How Heart Attack Symptoms Differ in Men and Women
Heart attacks are a terrifying reality for the vast majority of Americans. 715,000 people have heart attacks every year in the United States. And one in every four deaths in America can be attributed to heart disease. But what many people do not know is that the symptoms of a heart attack vary in almost every case. In particular, there is a huge difference between the way men experience a heart attack and the way women experience a heart attack.
Symptoms Women Experience During Heart Attack
It has long been known that women can experience a heart attack without the chest pressure that is characteristic in most of their male counterparts. Women are much more likely to experience symptoms that resemble the flu, acid reflux, or normal aging. Women also frequently report upper back pressure, dizziness, lightheadedness, and fainting. It is very common for women to ignore these symptoms especially when they are thinking about putting their family first.
In a study recently conducted using 515 women a shocking 95 percent of participants reported that they began to experience unusual symptoms up to a month or more before having a heart attack. The biggest changes they saw were unusual fatigue, sleep disturbance, shortness of breath, indigestion, and anxiety.

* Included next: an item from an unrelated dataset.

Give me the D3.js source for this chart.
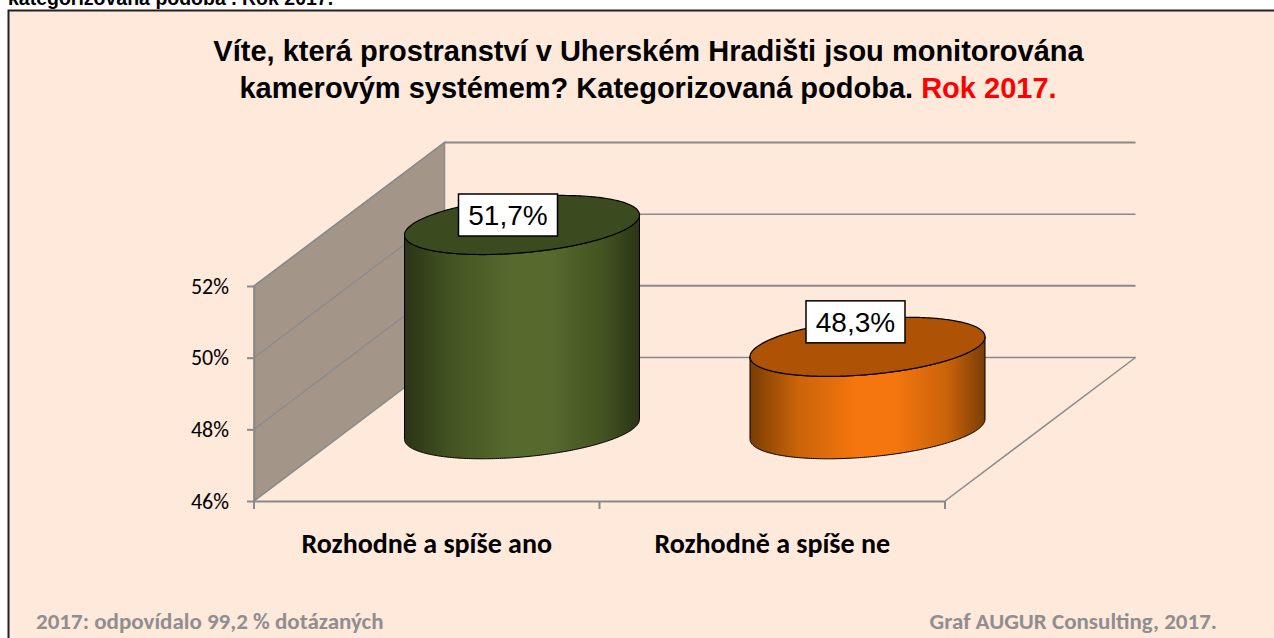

The most surprising result of the study was that chest pain was found to play a remarkably smaller role in women’s heart attacks than it did in men’s. Only 30% of women said they had any chest pain leading up to the heart attack and only 43% said they had pain during the actual heart attack.
Ultimately, much more research needs to be done to fully understand the differences in the way heart attacks affect men and women differently. Especially given the huge amount of variability and unpredictability that was seen between the way each women in the study experienced heart attacks.